At 04:06 PM 3/11/00 -0500, Dave Abrahams wrote:
>on 3/11/00 2:59 PM, Greg Colvin at gcolvin_at_[hidden] wrote:
>
>> To add my two cents worth, in 1988 and 1989 I wrote a database
>> library that stored binary data on CD-ROM in big-endian format
>> and loaded it on Intel, VAX, Sun, Apollo, and Macintosh machines.
>> I used the same fetch-byte-and-shift trick that Darin describes
>> with happy results. Ten years later no one has found cause to
>> create platform-specific macros to improve performance.
>
>And I made the identical argument to Beman a while back. He wasn't
entirely
>convinced, as I recall, but I'll let him speak for himself.

No, actually I was convinced, and changed the prototype of the B-tree
container I'm working on accordingly.

But there are several things "fetch-byte-and-shift" might mean, and
I'm not sure which one is being referred to.

Within a portable integer POD, you might use it to describe a
portable way to generate byte ordering, rather than the alternative
platform specific byte copying technique.

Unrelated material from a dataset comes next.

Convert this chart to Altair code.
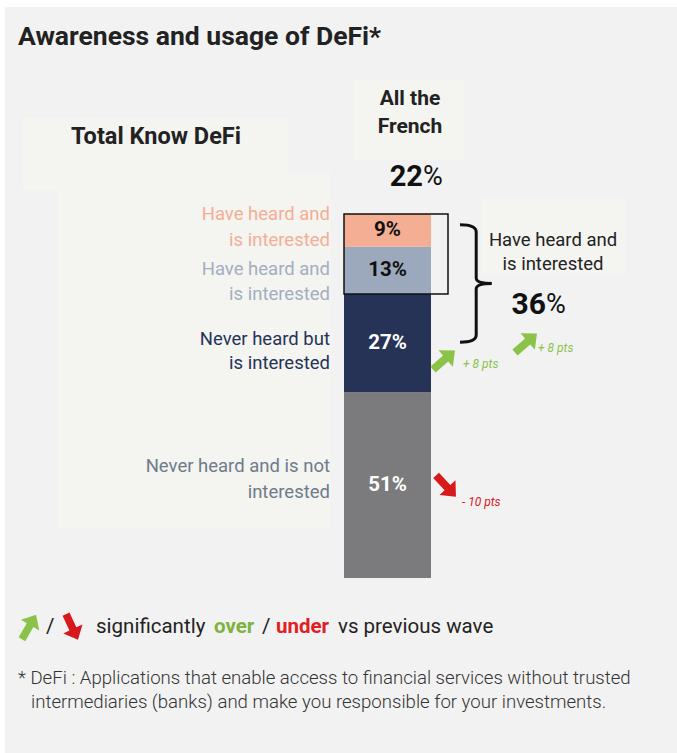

I thought, perhaps
mistakenly, that was what Greg was talking about.

Then there is the portable integer I/O "fetch-byte-and-shift"
technique which inputs or outputs one byte at a time in the correct
order. That was what you and I were talking about, and it has a
stronger guarantee of data portability than using an intermediate POD
and then bulk reading/writing the POD. But the POD technique appears
to be portable for practical purposes; my clients have used it for 16
years and AFAIK never found a platform it didn't work on. The three
byte (24-bit) integers are surprisingly useful when space is tight.